:: INFORMATION SUPPLIED ::
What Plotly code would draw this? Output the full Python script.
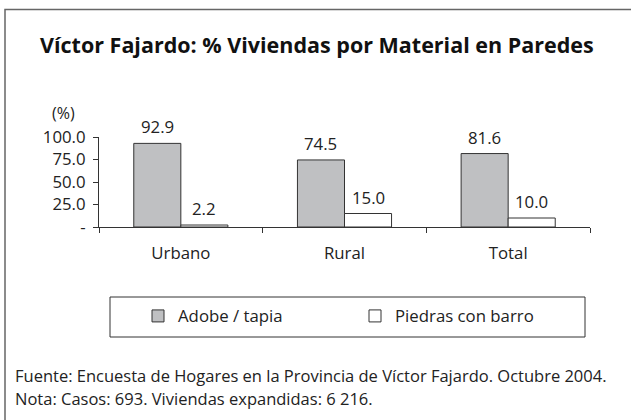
import plotly.graph_objects as go

categories = ["Urbano", "Rural", "Total"]
adobe = [92.9, 74.5, 81.6]
piedras = [2.2, 15.0, 10.0]
series_names = ["Adobe / tapia", "Piedras con barro"]
ytick_vals = [0, 25, 50, 75, 100]
ytick_text = ["-", "25.0", "50.0", "75.0", "100.0"]

FONT = "Open Sans"
TXT = "#222222"
FS = 16.8
W, H = 631, 420
L, T = 99, 137
pw, ph = 491, 90
R, B = W - L - pw, H - T - ph
BARGAP = 0.425

def px(x):
    return (x - L) / pw

def py(y):
    return (H - B - y) / ph

fig = go.Figure()
fig.add_trace(go.Bar(
    x=categories, y=adobe, name=series_names[0],
    marker=dict(color="#BFC0C2", line=dict(color="#333333", width=1)),
))
fig.add_trace(go.Bar(
    x=categories, y=piedras, name=series_names[1],
    marker=dict(color="#FFFFFF", line=dict(color="#333333", width=1)),
))

bar_px = pw / len(categories) * (1 - BARGAP) / 2
annotations = []
for i, vals in enumerate([adobe, piedras]):
    for c, v in zip(categories, vals):
        annotations.append(dict(
            x=c, y=v, xref="x", yref="y", text=f"{v:.1f}", showarrow=False,
            xanchor="center", yanchor="bottom", xshift=(i - 0.5) * bar_px, yshift=3,
            font=dict(family=FONT, size=FS, color=TXT)))

annotations += [
    dict(text="<b>Víctor Fajardo: % Viviendas por Material en Paredes</b>", xref="paper", yref="paper",
         x=px(317), y=py(44), xanchor="center", yanchor="middle", showarrow=False,
         font=dict(family=FONT, size=21.5, color="#111111")),
    dict(text="(%)", xref="paper", yref="paper", x=px(63), y=py(113), xanchor="center",
         yanchor="middle", showarrow=False, font=dict(family=FONT, size=16, color=TXT)),
    dict(text="Fuente: Encuesta de Hogares en la Provincia de Víctor Fajardo. Octubre 2004.",
         xref="paper", yref="paper", x=px(13), y=py(375.5), xanchor="left", yanchor="middle",
         showarrow=False, font=dict(family=FONT, size=16.5, color=TXT)),
    dict(text="Nota: Casos: 693. Viviendas expandidas: 6 216.",
         xref="paper", yref="paper", x=px(13), y=py(398), xanchor="left", yanchor="middle",
         showarrow=False, font=dict(family=FONT, size=16.5, color=TXT)),
]

fig.update_layout(
    width=W, height=H,
    margin=dict(l=L, r=R, t=T, b=B, pad=0),
    paper_bgcolor="white", plot_bgcolor="white",
    barmode="group", bargap=BARGAP, bargroupgap=0,
    font=dict(family=FONT, size=FS, color=TXT),
    hovermode=False,
    showlegend=True,
    legend=dict(orientation="h", x=px(138), xanchor="left", y=py(316), yanchor="middle",
                bgcolor="rgba(0,0,0,0)", borderwidth=0, entrywidth=172,
                font=dict(family=FONT, size=FS, color=TXT), itemclick=False),
    xaxis=dict(showline=True, linecolor="#333333", linewidth=1, ticks="outside",
               tickson="boundaries", ticklen=5, tickcolor="#333333", showgrid=False,
               ticklabelstandoff=11,
               tickfont=dict(family=FONT, size=FS, color=TXT), fixedrange=True),
    yaxis=dict(range=[0, 100], showline=True, linecolor="#333333", linewidth=1,
               ticks="outside", ticklen=5, tickcolor="#333333", showgrid=False,
               zeroline=False, tickvals=ytick_vals, ticktext=ytick_text, ticklabelstandoff=4,
               tickfont=dict(family=FONT, size=FS, color=TXT), fixedrange=True),
    shapes=[
        dict(type="rect", xref="paper", yref="paper", x0=px(5), x1=px(700), y0=py(9.5), y1=py(500),
             line=dict(color="#666666", width=1.5), fillcolor="rgba(0,0,0,0)", layer="below"),
        dict(type="rect", xref="paper", yref="paper", x0=px(110), x1=px(585), y0=py(297), y1=py(337),
             line=dict(color="#333333", width=1), fillcolor="rgba(0,0,0,0)"),
    ],
    annotations=annotations,
)

fig.write_html("out.html", config={"displayModeBar": False},
               post_script="document.body.style.margin='0';")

:: WORK TO COMPLETE ::
Your task is to restate word for word the lines from the top of the data to the line containing "import plotly.graph_objects as go", both ends included, with every picture left out.

:: FINISHED TASK ::
What Plotly code would draw this? Output the full Python script.
import plotly.graph_objects as go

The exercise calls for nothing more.